September 12, 2018PLYMOUTH – While people in central New Hampshire are accustomed to seeing plenty of motorcycles out on the roads, last week, there were some that most likely turned a few heads when a group of vintage motorcycles, dating back to the early 1900s, rolled through Plymouth and surrounding towns.
One member of the group, which calls itself the Santa Cruz Vintage Riders, is Ashland native Doug Feinsod who now lives in California. While he and his friends were headed to Portland, Maine for the start of the 2018 Motorcycle Cannonball rally, he couldn't resist giving them a peek at his hometown on the way though.
"My wife and I both grew up here, so we wanted to stop for a couple of days and show them some of the area we love," said Feinsod.
Part of their itinerary included scenic vistas around Squam Lake, perhaps a few winding mountain roads, and of course, some of the great lakeside dining available in the area. The group also met with the Plymouth Rotary last Wednesday morning to give them a bit of the story behind the Motorcycle Cannonball and show them their vintage motorcycles.
Lonnie Isam, Jr. founded the coast-to-coast challenge in 2010 when he invited other vintage motorcycle enthusiasts to join him on a trip from Kitty Hawk, N.C. to the Pacific Ocean. The purpose of the ride was to pay homage to the engineering that went into building motorcycles at the turn of the century and recognize the fact that they were built to be ridden, not just admired. He chose the name "Motorcycle Cannonball" to honor Eric "Cannonball" Baker, one of the pioneers who helped pave the way across the country in the early 1900s.

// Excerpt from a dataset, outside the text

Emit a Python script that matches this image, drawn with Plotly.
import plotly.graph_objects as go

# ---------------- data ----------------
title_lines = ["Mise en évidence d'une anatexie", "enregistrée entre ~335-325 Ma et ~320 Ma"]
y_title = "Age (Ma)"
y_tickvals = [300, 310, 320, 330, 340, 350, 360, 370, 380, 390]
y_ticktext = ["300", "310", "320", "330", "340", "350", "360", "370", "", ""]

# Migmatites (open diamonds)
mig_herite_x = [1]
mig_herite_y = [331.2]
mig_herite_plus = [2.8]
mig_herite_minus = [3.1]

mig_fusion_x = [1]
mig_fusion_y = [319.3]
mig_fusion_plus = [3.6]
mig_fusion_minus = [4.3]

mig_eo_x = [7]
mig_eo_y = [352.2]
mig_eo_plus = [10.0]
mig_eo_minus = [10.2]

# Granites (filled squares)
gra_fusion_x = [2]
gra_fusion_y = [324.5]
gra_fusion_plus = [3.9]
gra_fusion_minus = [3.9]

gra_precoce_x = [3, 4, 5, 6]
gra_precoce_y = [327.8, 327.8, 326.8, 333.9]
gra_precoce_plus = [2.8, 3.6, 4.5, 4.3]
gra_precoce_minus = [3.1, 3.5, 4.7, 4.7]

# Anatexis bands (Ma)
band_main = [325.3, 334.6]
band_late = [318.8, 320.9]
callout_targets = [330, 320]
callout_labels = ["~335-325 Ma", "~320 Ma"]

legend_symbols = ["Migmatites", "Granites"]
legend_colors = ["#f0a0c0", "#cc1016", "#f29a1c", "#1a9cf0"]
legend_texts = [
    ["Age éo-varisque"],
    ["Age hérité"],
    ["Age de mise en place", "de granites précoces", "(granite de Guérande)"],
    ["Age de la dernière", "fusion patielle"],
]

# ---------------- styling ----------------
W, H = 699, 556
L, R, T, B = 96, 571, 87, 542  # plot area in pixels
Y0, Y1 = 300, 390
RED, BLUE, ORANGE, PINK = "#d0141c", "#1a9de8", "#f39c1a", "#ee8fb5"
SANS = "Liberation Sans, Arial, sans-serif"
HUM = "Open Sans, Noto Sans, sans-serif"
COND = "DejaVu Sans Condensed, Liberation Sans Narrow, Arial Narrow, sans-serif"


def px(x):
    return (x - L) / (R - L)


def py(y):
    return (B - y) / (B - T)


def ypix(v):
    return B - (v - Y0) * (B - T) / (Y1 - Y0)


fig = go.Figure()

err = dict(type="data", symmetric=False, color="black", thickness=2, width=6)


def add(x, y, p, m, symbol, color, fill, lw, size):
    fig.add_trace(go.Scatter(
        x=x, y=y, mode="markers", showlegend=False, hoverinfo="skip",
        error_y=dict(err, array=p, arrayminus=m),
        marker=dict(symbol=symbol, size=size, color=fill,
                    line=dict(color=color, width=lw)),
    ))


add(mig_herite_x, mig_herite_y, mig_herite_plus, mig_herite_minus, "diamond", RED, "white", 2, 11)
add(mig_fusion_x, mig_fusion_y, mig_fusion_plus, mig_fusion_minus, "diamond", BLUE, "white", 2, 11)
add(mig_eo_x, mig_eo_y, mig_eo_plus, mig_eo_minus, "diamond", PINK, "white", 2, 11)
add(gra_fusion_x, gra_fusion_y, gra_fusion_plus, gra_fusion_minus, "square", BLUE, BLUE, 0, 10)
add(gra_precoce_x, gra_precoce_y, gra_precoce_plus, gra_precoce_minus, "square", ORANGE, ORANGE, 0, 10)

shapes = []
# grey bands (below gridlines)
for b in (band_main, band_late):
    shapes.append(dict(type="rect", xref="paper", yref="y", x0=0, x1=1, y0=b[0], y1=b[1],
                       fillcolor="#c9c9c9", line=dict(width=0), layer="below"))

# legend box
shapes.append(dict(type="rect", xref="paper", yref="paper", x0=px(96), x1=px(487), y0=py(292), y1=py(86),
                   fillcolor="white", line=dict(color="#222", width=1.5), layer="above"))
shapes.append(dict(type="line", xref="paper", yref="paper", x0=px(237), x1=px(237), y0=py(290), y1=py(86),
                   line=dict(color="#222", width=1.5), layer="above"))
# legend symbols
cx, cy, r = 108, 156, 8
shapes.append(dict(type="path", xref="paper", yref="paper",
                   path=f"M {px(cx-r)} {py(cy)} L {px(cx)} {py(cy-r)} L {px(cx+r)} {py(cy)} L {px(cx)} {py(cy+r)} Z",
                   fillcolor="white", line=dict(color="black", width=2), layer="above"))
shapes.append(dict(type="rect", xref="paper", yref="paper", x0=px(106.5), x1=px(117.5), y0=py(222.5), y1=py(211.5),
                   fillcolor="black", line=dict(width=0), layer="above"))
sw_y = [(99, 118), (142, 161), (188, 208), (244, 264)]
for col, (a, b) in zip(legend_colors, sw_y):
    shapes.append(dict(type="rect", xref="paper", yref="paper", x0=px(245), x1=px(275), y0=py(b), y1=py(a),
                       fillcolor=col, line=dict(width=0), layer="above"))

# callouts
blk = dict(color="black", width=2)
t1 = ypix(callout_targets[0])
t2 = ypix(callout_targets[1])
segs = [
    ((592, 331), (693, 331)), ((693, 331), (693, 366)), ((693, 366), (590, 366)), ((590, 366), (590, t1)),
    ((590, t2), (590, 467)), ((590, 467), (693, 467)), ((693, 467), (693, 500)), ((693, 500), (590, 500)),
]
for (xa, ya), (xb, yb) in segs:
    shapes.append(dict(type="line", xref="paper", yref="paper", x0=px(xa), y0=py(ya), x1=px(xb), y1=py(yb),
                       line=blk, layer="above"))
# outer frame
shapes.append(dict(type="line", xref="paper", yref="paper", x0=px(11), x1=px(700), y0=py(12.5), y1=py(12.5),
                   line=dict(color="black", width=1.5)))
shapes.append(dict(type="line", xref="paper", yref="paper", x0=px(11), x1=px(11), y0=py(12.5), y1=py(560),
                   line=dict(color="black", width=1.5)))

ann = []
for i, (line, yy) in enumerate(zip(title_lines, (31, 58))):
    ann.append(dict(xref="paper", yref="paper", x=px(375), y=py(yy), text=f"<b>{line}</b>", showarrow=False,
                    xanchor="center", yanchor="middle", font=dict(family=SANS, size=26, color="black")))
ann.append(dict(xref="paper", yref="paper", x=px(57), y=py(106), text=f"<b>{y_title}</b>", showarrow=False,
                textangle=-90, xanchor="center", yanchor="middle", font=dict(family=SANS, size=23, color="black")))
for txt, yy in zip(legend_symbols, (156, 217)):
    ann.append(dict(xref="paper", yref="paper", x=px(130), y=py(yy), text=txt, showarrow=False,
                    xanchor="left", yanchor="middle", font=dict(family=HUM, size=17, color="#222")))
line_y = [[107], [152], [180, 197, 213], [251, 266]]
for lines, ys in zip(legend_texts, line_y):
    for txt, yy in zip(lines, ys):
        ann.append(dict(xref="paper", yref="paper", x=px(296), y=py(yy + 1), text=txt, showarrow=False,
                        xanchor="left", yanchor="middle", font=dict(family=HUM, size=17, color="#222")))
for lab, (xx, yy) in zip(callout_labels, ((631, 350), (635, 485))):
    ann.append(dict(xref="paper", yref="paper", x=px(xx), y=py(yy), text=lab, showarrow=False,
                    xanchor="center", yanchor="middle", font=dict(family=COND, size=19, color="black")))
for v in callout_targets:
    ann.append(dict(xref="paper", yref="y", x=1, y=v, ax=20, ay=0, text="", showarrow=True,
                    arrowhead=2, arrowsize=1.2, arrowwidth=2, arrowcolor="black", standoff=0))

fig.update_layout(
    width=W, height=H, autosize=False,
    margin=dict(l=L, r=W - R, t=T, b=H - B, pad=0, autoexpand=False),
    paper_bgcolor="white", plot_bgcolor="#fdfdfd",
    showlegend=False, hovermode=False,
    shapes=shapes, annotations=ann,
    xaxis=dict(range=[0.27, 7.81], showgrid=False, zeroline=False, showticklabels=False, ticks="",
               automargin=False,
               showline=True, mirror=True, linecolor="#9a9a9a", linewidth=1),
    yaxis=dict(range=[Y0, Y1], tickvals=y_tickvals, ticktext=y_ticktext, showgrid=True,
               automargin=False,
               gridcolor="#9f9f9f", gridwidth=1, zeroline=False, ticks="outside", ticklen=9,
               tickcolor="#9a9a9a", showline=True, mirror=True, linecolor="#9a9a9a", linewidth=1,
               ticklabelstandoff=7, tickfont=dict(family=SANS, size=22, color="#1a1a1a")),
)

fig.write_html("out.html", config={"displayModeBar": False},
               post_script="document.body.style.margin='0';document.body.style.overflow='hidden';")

Every two years since then, vintage bike owners sign on to make the journey from the Atlantic to the Pacific Oceans. The one restriction though is that the bikes cannot be newer than 1928.
Feinsod has a 1928 Indian 4 with a 3-speed, 12 HP engine. Most of his friends have similar bikes, either Indians or Harley Davidsons, but one 1914 Harley in their group is only a one-speed with a 5 HP motor. That makes steep inclines a challenge at times.
Like most small power engines, the gas mileage is minimal, too, therefore they all have spare gas cans strapped to their bikes for the trip.
"We have to stop about every 60 miles for gas, so we carry the extra cans just in case," Feinsod explained.
Hills and gas consumption are not the biggest challenges they face, however. Breakdowns are a common occurrence when one is riding a 90-year-old motorcycle.
"We malfunction every day so we have a trailer that'll follow us with any of the parts we might need along the way," he said.
Feinsod's bike, like most of the others, is nearly all original with the exception of the gas tank that has corroded due to age and the engine parts that wear out over time. He was proud to say he still owns the original tank from his bike though. Some owners have also added padded seats to make the ride a bit more comfortable, but several have the original bicycle-style metal seats covered with a thinly padded layer of leather.
There is no technology on these vintage machines except for a Trail Tech that helps track their mileage. On board each bike there is also a metal box with a plastic panel on the top that holds daily maps scrolled up inside.
"We don't know where we're going until the organizer faxes a map to us every day at wherever it is we spent the night. This is actually a contest so they don't want to disclose the whole route ahead of time because it just wouldn't be fair," said Feinsod.
What he did know in advance though was that the run would begin in Portland, Maine and take them down quiet highways and scenic back roads to Portland, Oregon over the course of 17 days.
"We average about 300 miles a day and don't travel on any interstate highways. It's a really great way to see the country," Feinsod said.